Governor Markell said, “The only way we are going to get our economy going again is by creating jobs and getting Delawareans back to work,” said Governor Jack Markell. “There will be 189 jobs associated with this project and businesses want to be in areas where their employees can find affordable housing. Delaware is truly a state of neighbors. When we find a problem, we put our heads together and get things done. Hollybook Apartments is a great example of that.”

Senator Carper commented, “This is stimulus funding doing exactly what it was intended to do—help the economy, create and sustain jobs, and support the completion of ‘shovel-ready’ projects. The stimulus funding is being put to good use here in Delaware.”

DSHA Director Anas Ben Addi stated, “Delaware, like many other states, faces a shortage of affordable housing. Without this infusion of ARRA funding this property was in real danger of going into foreclosure. Delaware needs every single unit of affordable housing we have, so we cannot afford to let that happen. The tax credit programs have provided a much-needed boost to this industry. On behalf of Delaware’s citizens, I would like to thank everyone—investors, developers, legislators, construction workers—for working together to see this project completed.”

The Hollybrook Apartment community has 15 buildings with a total of 124 units. These buildings have been re-designed (new roofs, exterior siding, windows) with all new HVAC systems, new plumbing, bathrooms, kitchens, carpet, vinyl flooring and appliances. Appliances and HVAC are Energy Star®, six handicapped-accessible units have been completed, along with a new community building, new offices and a new maintenance building. The project is currently about 72 percent completed.

The U.S. Department of Agriculture, provider of the original financing for Hollybrook Apartments, also joined the celebration. Tammye H. Trevino, Administrator for Housing and Community Facilities Programs in USDA’s Rural Development agency said, “Many times an extensive renovation of an existing Rural Rental Housing Property financed by USDA is a challenging undertaking. But, it is an effort well worth taking as it provides rural communities with decent, safe and quality affordable rental housing that many low-income residents can call home for years to come. On a larger scale it is a long term investment in this community and represents the useful nature of ARRA funding as it’s delivered to communities across this nation. We salute the hard work and cooperation expended by many to get this revitalization effort to where it is today.”

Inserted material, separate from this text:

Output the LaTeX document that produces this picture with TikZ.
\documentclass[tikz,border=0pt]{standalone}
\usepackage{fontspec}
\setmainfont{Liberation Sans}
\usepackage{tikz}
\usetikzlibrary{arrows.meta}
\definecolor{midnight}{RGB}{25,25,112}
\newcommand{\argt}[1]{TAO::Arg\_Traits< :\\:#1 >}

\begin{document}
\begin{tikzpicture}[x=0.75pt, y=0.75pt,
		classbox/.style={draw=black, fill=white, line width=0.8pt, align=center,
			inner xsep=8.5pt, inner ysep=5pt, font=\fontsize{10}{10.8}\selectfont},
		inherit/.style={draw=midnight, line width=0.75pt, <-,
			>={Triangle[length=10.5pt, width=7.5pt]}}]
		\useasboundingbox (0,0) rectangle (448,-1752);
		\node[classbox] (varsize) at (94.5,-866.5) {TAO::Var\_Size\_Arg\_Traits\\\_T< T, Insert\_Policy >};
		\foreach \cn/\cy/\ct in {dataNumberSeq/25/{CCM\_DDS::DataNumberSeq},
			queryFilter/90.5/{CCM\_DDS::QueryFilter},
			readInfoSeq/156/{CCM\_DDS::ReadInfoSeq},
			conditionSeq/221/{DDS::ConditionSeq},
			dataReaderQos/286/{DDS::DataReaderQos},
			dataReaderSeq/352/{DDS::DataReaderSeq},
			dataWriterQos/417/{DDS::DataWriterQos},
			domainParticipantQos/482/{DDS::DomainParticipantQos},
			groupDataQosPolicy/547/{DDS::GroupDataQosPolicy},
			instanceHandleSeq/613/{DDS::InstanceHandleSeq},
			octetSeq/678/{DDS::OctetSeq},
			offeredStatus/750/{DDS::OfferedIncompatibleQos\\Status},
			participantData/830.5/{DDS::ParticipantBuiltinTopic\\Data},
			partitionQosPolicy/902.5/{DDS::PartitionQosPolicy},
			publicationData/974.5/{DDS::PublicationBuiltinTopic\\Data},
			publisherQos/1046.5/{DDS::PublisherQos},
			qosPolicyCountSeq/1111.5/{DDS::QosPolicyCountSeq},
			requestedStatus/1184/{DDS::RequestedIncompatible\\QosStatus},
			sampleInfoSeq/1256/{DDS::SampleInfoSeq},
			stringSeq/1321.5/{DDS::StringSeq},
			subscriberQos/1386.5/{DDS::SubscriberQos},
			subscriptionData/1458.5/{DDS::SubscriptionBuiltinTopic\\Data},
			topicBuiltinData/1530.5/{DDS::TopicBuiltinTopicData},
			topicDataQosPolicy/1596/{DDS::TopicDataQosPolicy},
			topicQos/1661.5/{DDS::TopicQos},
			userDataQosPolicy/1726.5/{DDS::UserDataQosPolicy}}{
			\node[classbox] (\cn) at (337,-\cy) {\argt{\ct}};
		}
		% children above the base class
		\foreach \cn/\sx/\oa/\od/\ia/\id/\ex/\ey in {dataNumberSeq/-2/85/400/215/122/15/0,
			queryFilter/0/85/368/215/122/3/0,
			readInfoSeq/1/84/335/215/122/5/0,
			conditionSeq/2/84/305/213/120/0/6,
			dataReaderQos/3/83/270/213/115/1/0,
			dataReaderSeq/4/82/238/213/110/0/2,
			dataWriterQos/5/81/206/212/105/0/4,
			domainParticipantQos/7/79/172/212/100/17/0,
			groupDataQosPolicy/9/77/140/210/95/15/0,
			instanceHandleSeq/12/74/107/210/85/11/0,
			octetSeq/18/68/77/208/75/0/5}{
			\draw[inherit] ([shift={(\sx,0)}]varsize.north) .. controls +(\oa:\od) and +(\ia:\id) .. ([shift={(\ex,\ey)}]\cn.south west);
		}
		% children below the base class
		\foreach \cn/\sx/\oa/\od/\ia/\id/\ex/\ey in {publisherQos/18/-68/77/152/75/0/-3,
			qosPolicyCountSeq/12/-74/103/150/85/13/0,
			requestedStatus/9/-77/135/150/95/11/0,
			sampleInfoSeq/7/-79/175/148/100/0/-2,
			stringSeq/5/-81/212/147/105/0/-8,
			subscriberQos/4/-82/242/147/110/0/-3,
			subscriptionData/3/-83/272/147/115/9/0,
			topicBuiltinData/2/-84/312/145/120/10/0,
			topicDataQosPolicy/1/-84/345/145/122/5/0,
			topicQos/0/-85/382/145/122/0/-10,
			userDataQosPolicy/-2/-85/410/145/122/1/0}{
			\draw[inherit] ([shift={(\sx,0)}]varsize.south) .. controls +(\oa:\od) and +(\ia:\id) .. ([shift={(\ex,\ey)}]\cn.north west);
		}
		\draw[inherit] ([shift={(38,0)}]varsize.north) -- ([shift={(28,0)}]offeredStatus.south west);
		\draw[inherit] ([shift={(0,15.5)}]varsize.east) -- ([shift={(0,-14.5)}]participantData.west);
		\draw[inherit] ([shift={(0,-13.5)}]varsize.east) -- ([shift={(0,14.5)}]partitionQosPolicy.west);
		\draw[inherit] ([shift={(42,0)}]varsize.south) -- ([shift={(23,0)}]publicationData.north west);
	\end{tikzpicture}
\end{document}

David Layfield and Jib Edwards are the developers of Hollybrook Farms, LP and have been working together, along with contractor Gillis Gilkerson, Inc., to renovate the site. Layfield noted, “Throughout my twenty years of developing affordable housing, Hollybrook has, by far, been the most challenging project. With more moving parts than a Swiss watch, it has taken a great deal of diligence and hard work to bring to fruition. Without the American Recovery and Reinvestment Act (ARRA) assistance, Hollybrook could not have been completed. We are eternally grateful for the assistance that ARRA has brought to Hollybrook and similar affordable housing communities all over the country.” Edwards commented, “This property was first built over 30 years ago by my father and his partner, I am thankful for the support of all the dedicated professionals who were united in the idea of preserving decent affordable housing. I am also happy to see the quick application of American Recovery and Reinvestment Act (ARRA) was able to keep this project rolling forward and I think that when Washington D.C. envisioned the Act this was a project that was the correct application of the resources created by ARRA.”

The TCEP is part of the American Recovery and Reinvestment Act of 2009. Housing Credit Agencies can exchange a portion of their housing credit ceiling for cash which can be used to finance the construction or acquisition and rehabilitation of qualified low-income housing buildings. The funding is provided through the Internal Revenue Service.